The main rationale advanced by Hagan and the big corporations is that there is precedent for such a “tax holiday.” President Bush and the Republican congress (Surprise!) enacted one in 2004 and Hagan claimed in the Third Way talk that it was a big success.

A more accurate examination of the 2004 holiday, however, shows just the opposite.

This is from a detailed report released late last month by the nonpartisan experts at the Center on Budget and Policy Priorities:

“In calling for the 2004 tax holiday, lobbyists for large multinational corporations framed the proposal as an economic stimulus measure, contending that the repatriated profits would be invested in corporate expansions in the United States and thereby produce a large increase in capital spending, a boost to economic growth, and a large number of new jobs. The American Job Creation Act, which authorized the tax holiday, stated that its intention was to ‘encourage the investment of foreign earnings within the United States for productive business investments and job creation.’

These promises were not borne out. As researchers at the National Bureau for Economic Research, the Congressional Research Service, the Treasury Department , and outside analysts have reported, there is no evidence the holiday had any of these positive effects. To the contrary, there is strong evidence that the repatriated earnings were used primarily to benefit corporate owners and shareholders, and that the restrictions Congress imposed on the use of the repatriated earnings to ensure they were invested in the United States were ineffective.”

In other words, despite the grandiose promises that accompanied it, the 2004 “holiday” did little more than pad the pockets of the wealthy. There is no real evidence that any kind of economic stimulus resulted and no reason to expect that things would be any different this time.

While some people – most notably former president Bill Clinton – have called for some kind of “limited” holiday that would reduce the tax rate and require “reinvestment” of the windfall, even the national Chamber of Commerce admits that such attempts are futile.

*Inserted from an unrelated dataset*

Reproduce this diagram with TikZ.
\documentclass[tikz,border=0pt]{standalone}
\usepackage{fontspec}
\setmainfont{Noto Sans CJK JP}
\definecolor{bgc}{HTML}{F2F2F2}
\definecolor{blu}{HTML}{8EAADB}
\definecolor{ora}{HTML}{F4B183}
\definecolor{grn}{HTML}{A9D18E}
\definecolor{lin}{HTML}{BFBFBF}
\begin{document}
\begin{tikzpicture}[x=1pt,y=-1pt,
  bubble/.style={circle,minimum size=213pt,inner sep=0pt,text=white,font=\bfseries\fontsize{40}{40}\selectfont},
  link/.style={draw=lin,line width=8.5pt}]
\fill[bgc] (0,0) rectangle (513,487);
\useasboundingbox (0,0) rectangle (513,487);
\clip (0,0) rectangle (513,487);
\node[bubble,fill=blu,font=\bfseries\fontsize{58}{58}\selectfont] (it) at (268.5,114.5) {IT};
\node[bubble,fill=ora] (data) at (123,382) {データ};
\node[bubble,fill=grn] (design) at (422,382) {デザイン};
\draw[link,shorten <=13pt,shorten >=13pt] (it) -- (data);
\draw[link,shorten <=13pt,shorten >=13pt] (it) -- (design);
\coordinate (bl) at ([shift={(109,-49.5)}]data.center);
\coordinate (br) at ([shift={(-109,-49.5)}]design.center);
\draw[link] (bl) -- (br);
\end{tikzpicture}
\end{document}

According to a report from Citizens for Tax Justice, Martin Regalia, a senior vice president for the Chamber, recently told a business gathering that because money is fungible, you cannot really direct a company to do any particular thing with cash it receives.

An incentive to outsource

If there’s any real proven economic result that we can count on from providing a yet another tax break to giant corporations who make a lot of money overseas it is this: more outsourcing and more tax shenanigans.

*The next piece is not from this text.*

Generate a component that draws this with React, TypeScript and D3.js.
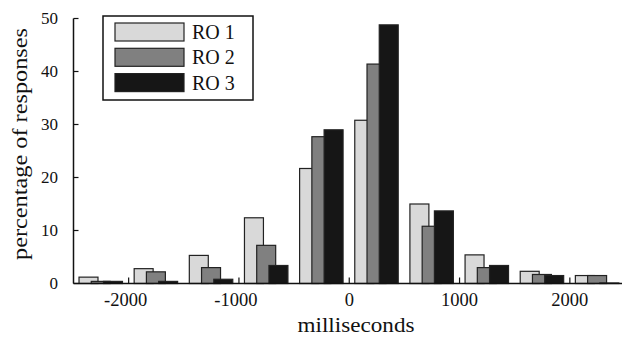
import React, { useRef, useEffect } from 'react';
import * as d3 from 'd3';

// bin start (ms), each bin is 500 ms wide
const binStarts = [-2500, -2000, -1500, -1000, -500, 0, 500, 1000, 1500, 2000];
const ro1 = [1.2, 2.8, 5.3, 12.4, 21.7, 30.8, 15.0, 5.4, 2.3, 1.5];
const ro2 = [0.4, 2.2, 3.0, 7.2, 27.7, 41.4, 10.8, 3.0, 1.7, 1.5];
const ro3 = [0.4, 0.4, 0.8, 3.4, 29.0, 48.8, 13.7, 3.4, 1.5, 0.1];
const seriesNames = ['RO 1', 'RO 2', 'RO 3'];
const xTicks = [-2000, -1000, 0, 1000, 2000];
const yTicks = [0, 10, 20, 30, 40, 50];

const FILLS = ['#d9d9d9', '#808080', '#161616'];
const FONT = '"Liberation Serif", "Times New Roman", serif';

const App: React.FC = () => {
    const svgRef = useRef<SVGSVGElement | null>(null);

    useEffect(() => {
        if (!svgRef.current) return;
        document.body.style.margin = '0';

        const width = 622, height = 338;
        const svg = d3.select(svgRef.current);
        svg.attr('width', width).attr('height', height);
        svg.selectAll('*').remove();

        const x = d3.scaleLinear().domain([-2500, 2500]).range([73.5, 625]);
        const y = d3.scaleLinear().domain([0, 50]).range([283.5, 18.5]);

        // bar layout inside a bin, in ms
        const barOffset = 50, barStep = 111, barWidth = 172;

        const series = [ro1, ro2, ro3];
        series.forEach((vals, s) => {
            svg.append('g')
                .selectAll('rect')
                .data(vals.map((v, i) => ({ v, start: binStarts[i] })))
                .join('rect')
                .attr('x', d => x(d.start + barOffset + s * barStep))
                .attr('y', d => y(d.v))
                .attr('width', x(barWidth) - x(0))
                .attr('height', d => y(0) - y(d.v))
                .attr('fill', FILLS[s])
                .attr('stroke', '#222')
                .attr('stroke-width', 1.2);
        });

        // axes
        const axisColor = '#111';
        svg.append('line')
            .attr('x1', x(-2500)).attr('x2', width)
            .attr('y1', y(0)).attr('y2', y(0))
            .attr('stroke', axisColor).attr('stroke-width', 1.5);
        svg.append('line')
            .attr('x1', x(-2500)).attr('x2', x(-2500))
            .attr('y1', y(50)).attr('y2', y(0))
            .attr('stroke', axisColor).attr('stroke-width', 1.5);

        const xt = svg.append('g');
        xt.selectAll('line').data(xTicks).join('line')
            .attr('x1', d => x(d)).attr('x2', d => x(d))
            .attr('y1', y(0)).attr('y2', y(0) - 6)
            .attr('stroke', axisColor).attr('stroke-width', 1.2);
        xt.selectAll('text').data(xTicks).join('text')
            .attr('x', d => x(d) - (d < 0 ? 3 : 0))
            .attr('y', 306)
            .attr('text-anchor', 'middle')
            .attr('font-family', FONT)
            .attr('font-size', 18.5)
            .attr('fill', '#111')
            .text(d => String(d));

        const yt = svg.append('g');
        yt.selectAll('line').data(yTicks).join('line')
            .attr('x1', x(-2500)).attr('x2', x(-2500) + 5)
            .attr('y1', d => y(d)).attr('y2', d => y(d))
            .attr('stroke', axisColor).attr('stroke-width', 1.2);
        yt.selectAll('text').data(yTicks).join('text')
            .attr('x', 58)
            .attr('y', d => y(d))
            .attr('dy', '0.34em')
            .attr('text-anchor', 'end')
            .attr('font-family', FONT)
            .attr('font-size', 17)
            .attr('fill', '#111')
            .text(d => String(d));

        // axis titles
        svg.append('text')
            .attr('x', 356).attr('y', 332)
            .attr('text-anchor', 'middle')
            .attr('font-family', FONT)
            .attr('font-size', 21)
            .attr('textLength', 117)
            .attr('lengthAdjust', 'spacingAndGlyphs')
            .attr('fill', '#111')
            .text('milliseconds');

        svg.append('text')
            .attr('transform', 'translate(27,144) rotate(-90)')
            .attr('text-anchor', 'middle')
            .attr('font-family', FONT)
            .attr('font-size', 21)
            .attr('textLength', 232)
            .attr('lengthAdjust', 'spacingAndGlyphs')
            .attr('fill', '#111')
            .text('percentage of responses');

        // legend
        const legend = svg.append('g');
        legend.append('rect')
            .attr('x', 103).attr('y', 16)
            .attr('width', 150).attr('height', 84)
            .attr('fill', 'white')
            .attr('stroke', '#111').attr('stroke-width', 1.5);
        const rows = legend.selectAll('g.row').data(seriesNames).join('g')
            .attr('class', 'row')
            .attr('transform', (_, i) => `translate(0,${23 + i * 25.3})`);
        rows.append('rect')
            .attr('x', 115).attr('y', 0)
            .attr('width', 69).attr('height', 18)
            .attr('fill', (_, i) => FILLS[i])
            .attr('stroke', '#222').attr('stroke-width', 1.2);
        rows.append('text')
            .attr('x', 192).attr('y', 9)
            .attr('dy', '0.35em')
            .attr('font-family', FONT)
            .attr('font-size', 20)
            .attr('fill', '#111')
            .text(d => d);
    }, []);

    return <svg ref={svgRef} style={{ display: 'block' }}></svg>;
};

export default App;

The Center on Budget and Policy Priorities report put it this way:

“Currently, firms that shift income to foreign tax havens generally understand that, while they will be able to defer tax as long as they leave their profits abroad, they will generally have to pay U.S. corporate income taxes when the profits are repatriated. This knowledge acts as a restraint (albeit a weak one) on decisions to shift investments overseas primarily for tax reasons. If Congress enacts another tax holiday, however, rational corporate executives will almost certainly conclude that more tax holidays are likely in the future and will adjust investment and tax decisions accordingly. Corporations will move more investment and jobs overseas and book more profits overseas, and then keep the profits there while they wait for another tax holiday in which the vast bulk of these profits will be exempt from tax.

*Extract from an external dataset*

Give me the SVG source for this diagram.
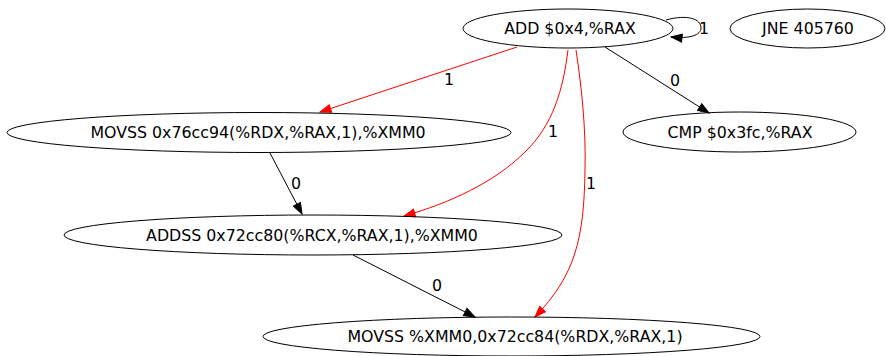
<svg xmlns="http://www.w3.org/2000/svg" width="886" height="356" viewBox="0 0 886 356">
  <style>
    .node ellipse { fill: none; stroke: #000; stroke-width: 1; }
    text { font-family: "DejaVu Sans", "Liberation Sans", sans-serif; font-size: 15.8px; fill: #000; text-anchor: middle; }
    .edge path { fill: none; stroke-width: 1; }
    .edge.black path { stroke: #000; marker-end: url(#arrow-black); }
    .edge.red path { stroke: #ff0000; marker-end: url(#arrow-red); }
  </style>
  <defs>
    <marker id="arrow-black" markerUnits="userSpaceOnUse" markerWidth="12" markerHeight="10" refX="11" refY="4" orient="auto" overflow="visible">
      <path d="M0,0 L11,4 L0,8 z" fill="#000" stroke="#000" stroke-width="1"/>
    </marker>
    <marker id="arrow-red" markerUnits="userSpaceOnUse" markerWidth="12" markerHeight="10" refX="11" refY="4" orient="auto" overflow="visible">
      <path d="M0,0 L11,4 L0,8 z" fill="#ff0000" stroke="#ff0000" stroke-width="1"/>
    </marker>
  </defs>
  <rect width="886" height="356" fill="#fff"/>

  <!-- connectors -->
  <g id="edges">
    <g class="edge black" id="e_add_add">
      <path d="M666,20 C688,14 701,19 701,28 C701,35 690,39 671,37"/>
      <text x="704" y="33.5">1</text>
    </g>
    <g class="edge red" id="e_add_movss1">
      <path d="M517,47 L320,112"/>
      <text x="449" y="84.5">1</text>
    </g>
    <g class="edge red" id="e_add_addss">
      <path d="M568,50 C563,90 553,125 525,152 C495,182 450,203 404,216"/>
      <text x="553" y="136.5">1</text>
    </g>
    <g class="edge red" id="e_add_movss2">
      <path d="M576,50 C582,90 586,130 585,170 C584,240 575,275 535,317"/>
      <text x="591" y="188.5">1</text>
    </g>
    <g class="edge black" id="e_add_cmp">
      <path d="M605,47 L709,113"/>
      <text x="675" y="85.5">0</text>
    </g>
    <g class="edge black" id="e_movss1_addss">
      <path d="M270,153 L302,214"/>
      <text x="296" y="188.5">0</text>
    </g>
    <g class="edge black" id="e_addss_movss2">
      <path d="M353,255 L475,317"/>
      <text x="437" y="290.5">0</text>
    </g>
  </g>

  <!-- nodes -->
  <g class="node" id="n_add">
    <ellipse cx="568" cy="28.5" rx="105" ry="19.5"/>
    <text x="570" y="34">ADD $0x4,%RAX</text>
  </g>
  <g class="node" id="n_jne">
    <ellipse cx="807.5" cy="28.5" rx="77.5" ry="19.5"/>
    <text x="808" y="34">JNE 405760</text>
  </g>
  <g class="node" id="n_movss1">
    <ellipse cx="259" cy="132.5" rx="252" ry="20"/>
    <text x="258" y="138">MOVSS 0x76cc94(%RDX,%RAX,1),%XMM0</text>
  </g>
  <g class="node" id="n_cmp">
    <ellipse cx="739.5" cy="132" rx="116.5" ry="20"/>
    <text x="740" y="137.5">CMP $0x3fc,%RAX</text>
  </g>
  <g class="node" id="n_addss">
    <ellipse cx="313" cy="235" rx="249" ry="20"/>
    <text x="312" y="240.5">ADDSS 0x72cc80(%RCX,%RAX,1),%XMM0</text>
  </g>
  <g class="node" id="n_movss2">
    <ellipse cx="511.5" cy="336.5" rx="248.5" ry="19.5"/>
    <text x="515" y="342">MOVSS %XMM0,0x72cc84(%RDX,%RAX,1)</text>
  </g>
</svg>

In other words, the expectation of future tax holidays will make firms more inclined to shift income into tax havens and less likely to reinvest earnings in the United States — precisely the opposite of what the measure is promoted by lobbyists as accomplishing.”

Going forward

The bottom line on this matter is pretty simple:

1)      There is simply no end to the creativity of corporations and their tax lawyers when it comes to devising ways to avoid paying taxes (i.e. their fair share of the bill for our essential public services and structures);

2)      The last thing the American government or economy needs is another huge tax break for giant, profitable corporations; and

3)      Senator Hagan must know these truths and if she doesn’t, she needs to get up to speed real fast.